06 março 2007

Na casa de Pai Caló



Gerônimo de Oxóssi


Tava de espírito preocupado, meio cismático das idéias, quando resolvi procurar meu velho amigo e conselheiro, Pai Caló. Ele é um babalorixá que vive nos arredores de Itabuna, entre a estrada do anel quebrado e a ponte do lugar nenhum.

Se quiser encontrar a casa de Pai Caló, é só procurar a que sai fumaça da janela. O amigo nunca conseguiu se livrar daquele charuto fedorento, mas com o tempo a gente se acostuma com a inhaca.

Faço uma reverência na chegada e vejo o velho sentado em sua rede, um lugar do qual parece jamais sair. Ele nem abre os olhos e me cumprimenta:

- Como vai você, mizifiu?. - Um desavisado pode imaginar que ele não vê, mas o baba tem a estranha capacidade de enxergar com os olhos fechados.

- Vou bem, mas ando meio cismado - digo.

Ele não pergunta o motivo da cisma, é do tipo que dá sentença sem investigar o caso. Eu penso: "Esse homem tem ISO-9001 em macumba" e percebo um sorriso discreto no baba, que parece também ouvir pensamento. Em poucas frases, ele espanta as nuvens da minha cabeça.

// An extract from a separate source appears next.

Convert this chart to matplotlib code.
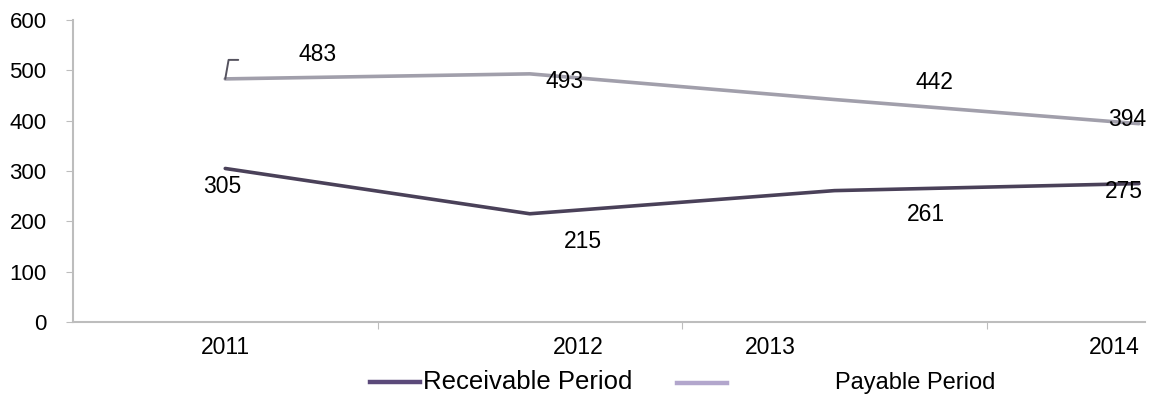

- Mizifiu, você siga em sua canoazinha, que o Titanic já afundou. Aqui em Tabocas tem chovido muito e há uma determinação de Oxum. Mamãe decretou que vai entrar água em todo lugar que tem ladrão - diz Caló, que arremata:

- O caso da senzala de Ferradas foi só um aviso!

Eu compreendo a mensagem e Caló baixa a cabeça, dando a consulta por encerrada. Antes de sair, comento:
- Pai Caló, eu vi uns despachos no caminho e percebi que os ebós estão meio pobres. Tão colocando caldo Maggi no lugar da galinha preta.

O velho ficou com a cara mais enrugada e respondeu:

- Mizifiu, o homi já tinha acabado com pó de mutamba e óleo de peroba e agora faz tanta encomenda a Exu, que tá tendo engarrafamento na encruzilhada.

Vi o velho sumir na fumaça e fui embora.